Wassertarifumstellungen haben wegen ihres Erklärungsbedarfs positive Nebeneffekte. Viele Unternehmen mit Tarifanpassungen informieren sehr umfassend über ihr Versorgungssystem und erklären die Gründe warum sie umstellen. So werden Kunden und Stakeholder für die Umstellungserfordernisse sensibilisiert, sie erklären wieso höhere Grundpreisanteile nachhaltiger sind und warum sie die jeweilige Bemessungsgrundlage (z. B. Wohneinheiten) für ihre Grund- oder Systempreise) gewählt haben.
Den Handlungsbedarf ernst nehmen
Die Webpräsenz sollte bei jedem Versorger einen hohen Stellenwert genießen. Kein anderes Instrument kann mit derart geringen Kosten eine vergleichbare Reichweite und Informationsdichte erzielen. Wasserversorger geniessen einen beneidenswerten Vertrauensbonus, mit transparenter Information können sie diesen nicht nur rechtfertigen, sondern auch ausbauen. Insbesondere Stadtwerke können den positiven Imagetransfer von Wasser auf ihr Wettbewerbsgeschäft nutzen.

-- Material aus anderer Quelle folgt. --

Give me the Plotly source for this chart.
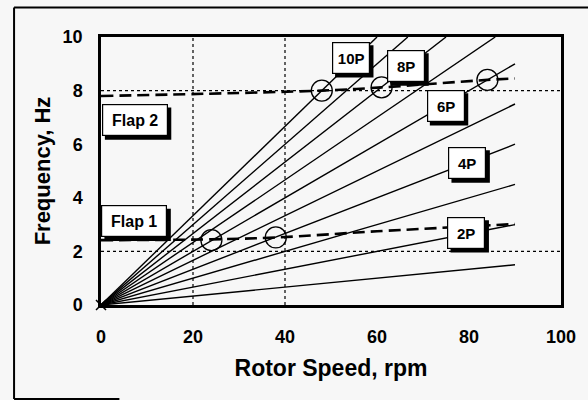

Die Europäische Kommission bereitet im Rahmen der Novellierung der Trinkwasserrichtlinie Anforderungen an die Preis- und Qualitätskommunikation in der Wasserversorgung vor. Spätestens dann steht das Thema wieder auf der Agenda. Wer proaktiv handelt, ist dabei im Vorteil.
Wasserversorgern wird empfohlen, sich ihrer Websites einmal kritisch anzunehmen. Kunden sollten sich bei mangelnder Transparenz an ihrer Versorger wenden. Das Informationsangebot zum Trinkwasser ist eine Bringschuld des Versorgers.